With the FTSE 100 having jumped 2.3 percent on Tuesday after better than anticipated global manufacturing figures, there was more encouraging data out of the UK on Wednesday.

Growth in Britain's construction sector unexpectedly picked up speed in December, and British mortgage approvals rose in November to their highest in almost two years.

Capital goods firm Weir and outsourcer Serco , both of which can be traded as a proxy for the health of the economy, rose as much as 1.5 percent.

There was, however, a defensive feel to the FTSE 100 risers list, with utility Severn Trent and household goods firm Reckitt Benckiser each gaining 1.3 percent.

Integrated oils ploughed higher, supported by the price of oil which remained around recent highs of $102 a barrel, and as investors continued to like the defensive attractions of the sector -- reliable dividends, strong balance sheets -- given the tough global growth outlook.

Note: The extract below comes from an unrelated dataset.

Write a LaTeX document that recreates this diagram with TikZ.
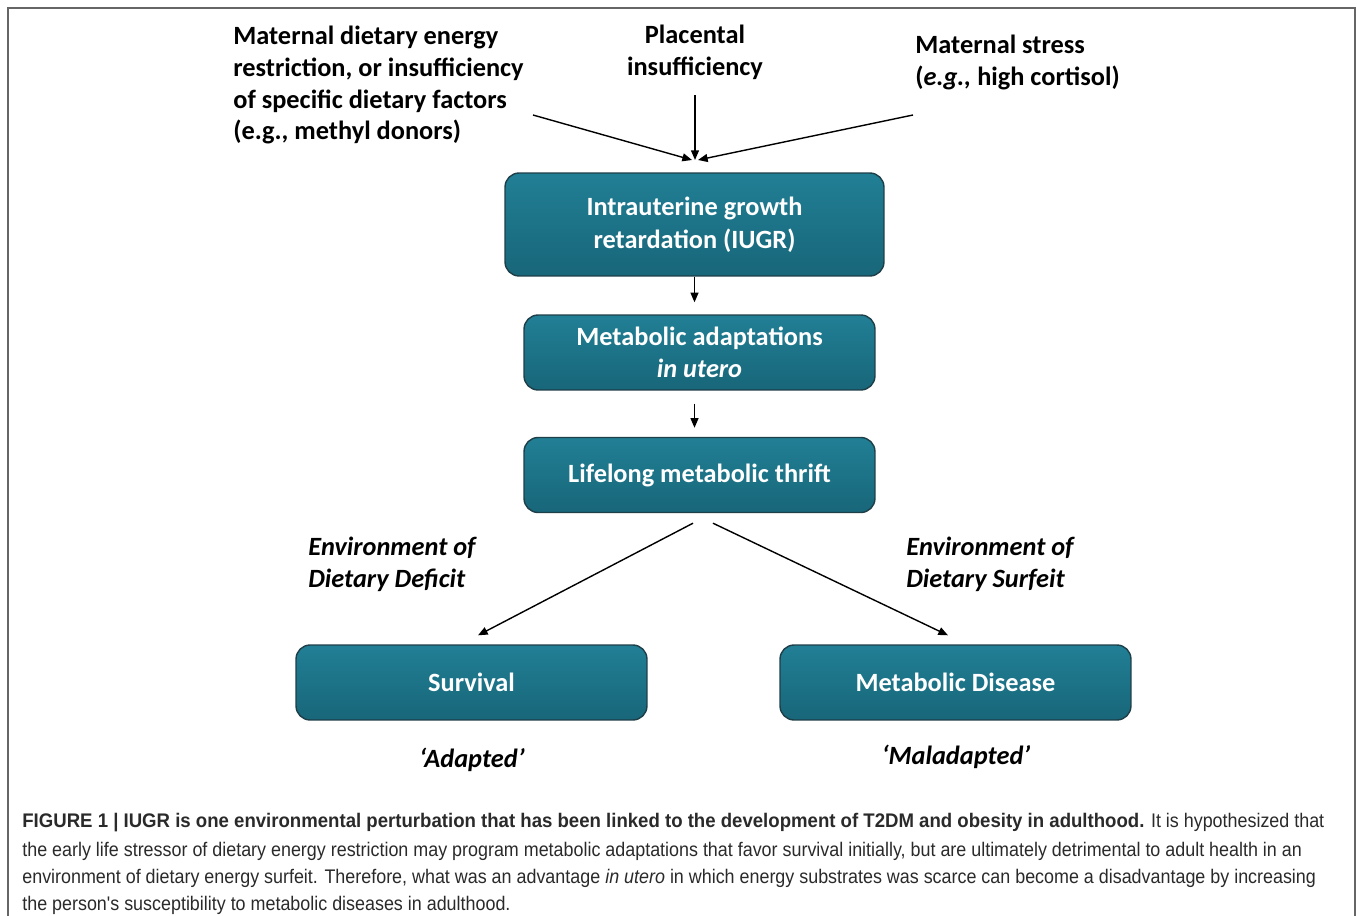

Broker Davy said current consensus forecasts of double-digit profit growth for 2012 looked difficult to achieve, and careful stock picking in defensive sectors would likely be key to outperforming the market.

Oil major BP rose 1.2 percent as the stock continues its gradual rehabilitation after the Gulf of Mexico oil spill in April 2010.

BP's $20 billion (12.8 billion pound) oil spill fund has ended payments to eligible victims and the company has opened a new legal move in its battle to force contractor Halliburton to help pay the clean-up costs.

BG Group added 0.7 percent to 1,439 pence, with traders saying a close above 1,447 could see the stock move as high as 1,505.